## What needs to be done:
Retype only what runs from the first line of the listing to the line holding "var PURPLE = '#6b1f6e';", both included. Do not retype the pictures.

## Information provided:
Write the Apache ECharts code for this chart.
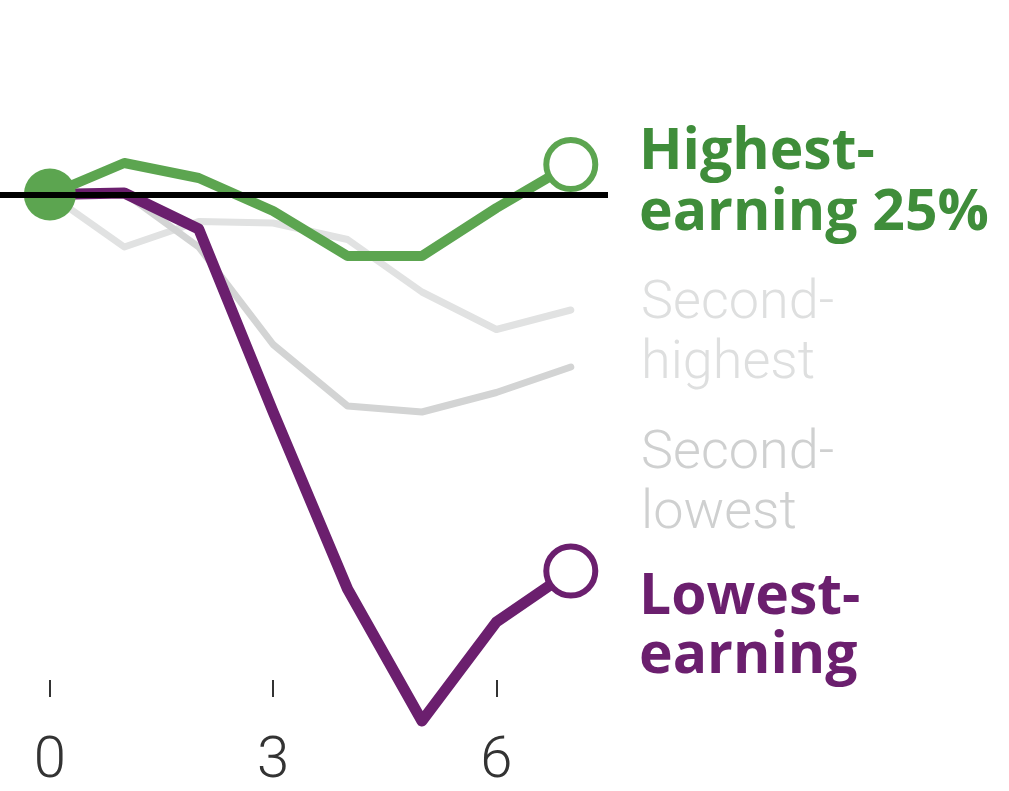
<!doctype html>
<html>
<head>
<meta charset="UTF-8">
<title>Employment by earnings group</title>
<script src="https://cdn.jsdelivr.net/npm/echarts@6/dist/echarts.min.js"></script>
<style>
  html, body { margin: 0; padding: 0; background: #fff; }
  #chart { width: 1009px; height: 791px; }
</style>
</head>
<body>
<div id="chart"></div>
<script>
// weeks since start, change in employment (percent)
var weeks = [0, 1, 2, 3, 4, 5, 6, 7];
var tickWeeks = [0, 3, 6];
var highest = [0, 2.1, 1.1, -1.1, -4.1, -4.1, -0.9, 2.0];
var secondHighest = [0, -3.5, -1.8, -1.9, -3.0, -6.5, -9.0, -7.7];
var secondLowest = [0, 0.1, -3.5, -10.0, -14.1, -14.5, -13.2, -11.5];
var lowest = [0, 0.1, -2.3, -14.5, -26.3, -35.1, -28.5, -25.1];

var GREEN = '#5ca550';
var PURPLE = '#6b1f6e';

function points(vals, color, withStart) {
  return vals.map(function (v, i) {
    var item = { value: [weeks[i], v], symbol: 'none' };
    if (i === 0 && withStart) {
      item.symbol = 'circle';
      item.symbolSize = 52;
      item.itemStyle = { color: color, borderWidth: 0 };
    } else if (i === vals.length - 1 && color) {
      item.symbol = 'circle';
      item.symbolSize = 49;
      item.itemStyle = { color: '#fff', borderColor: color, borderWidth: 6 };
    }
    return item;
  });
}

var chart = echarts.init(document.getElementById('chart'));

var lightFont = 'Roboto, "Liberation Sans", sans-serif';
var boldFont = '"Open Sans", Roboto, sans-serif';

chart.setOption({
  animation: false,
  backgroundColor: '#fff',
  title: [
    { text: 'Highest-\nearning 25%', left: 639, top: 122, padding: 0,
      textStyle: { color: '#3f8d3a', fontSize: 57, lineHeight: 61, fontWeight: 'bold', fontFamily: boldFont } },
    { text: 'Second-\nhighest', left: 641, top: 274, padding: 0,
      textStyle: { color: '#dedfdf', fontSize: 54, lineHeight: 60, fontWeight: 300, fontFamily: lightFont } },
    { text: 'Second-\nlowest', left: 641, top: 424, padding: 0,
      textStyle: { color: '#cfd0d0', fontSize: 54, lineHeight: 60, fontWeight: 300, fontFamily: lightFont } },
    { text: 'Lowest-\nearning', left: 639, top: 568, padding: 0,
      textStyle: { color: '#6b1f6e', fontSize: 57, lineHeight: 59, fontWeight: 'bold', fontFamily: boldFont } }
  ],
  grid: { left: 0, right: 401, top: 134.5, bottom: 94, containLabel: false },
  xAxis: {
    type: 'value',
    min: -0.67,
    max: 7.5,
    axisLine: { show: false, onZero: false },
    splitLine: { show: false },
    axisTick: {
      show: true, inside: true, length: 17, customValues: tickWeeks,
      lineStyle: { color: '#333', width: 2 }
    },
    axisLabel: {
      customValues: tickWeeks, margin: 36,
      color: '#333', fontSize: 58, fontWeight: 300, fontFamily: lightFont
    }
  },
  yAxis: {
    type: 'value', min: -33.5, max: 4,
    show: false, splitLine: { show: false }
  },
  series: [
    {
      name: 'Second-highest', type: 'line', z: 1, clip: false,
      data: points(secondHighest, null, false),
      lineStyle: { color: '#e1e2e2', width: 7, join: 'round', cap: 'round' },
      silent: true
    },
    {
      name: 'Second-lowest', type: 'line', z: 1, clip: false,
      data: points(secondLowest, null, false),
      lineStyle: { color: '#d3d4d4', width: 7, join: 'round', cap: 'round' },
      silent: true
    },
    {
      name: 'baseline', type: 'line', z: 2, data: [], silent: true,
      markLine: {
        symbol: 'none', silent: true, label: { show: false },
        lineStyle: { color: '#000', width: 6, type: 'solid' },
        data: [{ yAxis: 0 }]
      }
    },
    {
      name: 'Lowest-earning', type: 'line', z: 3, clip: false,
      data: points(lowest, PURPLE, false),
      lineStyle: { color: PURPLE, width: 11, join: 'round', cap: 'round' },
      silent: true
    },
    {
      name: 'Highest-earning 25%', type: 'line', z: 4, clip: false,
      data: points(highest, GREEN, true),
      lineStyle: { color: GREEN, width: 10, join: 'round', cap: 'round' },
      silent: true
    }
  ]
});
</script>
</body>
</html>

## Answer to this task:
Write the Apache ECharts code for this chart.
<!doctype html>
<html>
<head>
<meta charset="UTF-8">
<title>Employment by earnings group</title>
<script src="https://cdn.jsdelivr.net/npm/echarts@6/dist/echarts.min.js"></script>
<style>
  html, body { margin: 0; padding: 0; background: #fff; }
  #chart { width: 1009px; height: 791px; }
</style>
</head>
<body>
<div id="chart"></div>
<script>
// weeks since start, change in employment (percent)
var weeks = [0, 1, 2, 3, 4, 5, 6, 7];
var tickWeeks = [0, 3, 6];
var highest = [0, 2.1, 1.1, -1.1, -4.1, -4.1, -0.9, 2.0];
var secondHighest = [0, -3.5, -1.8, -1.9, -3.0, -6.5, -9.0, -7.7];
var secondLowest = [0, 0.1, -3.5, -10.0, -14.1, -14.5, -13.2, -11.5];
var lowest = [0, 0.1, -2.3, -14.5, -26.3, -35.1, -28.5, -25.1];

var GREEN = '#5ca550';
var PURPLE = '#6b1f6e';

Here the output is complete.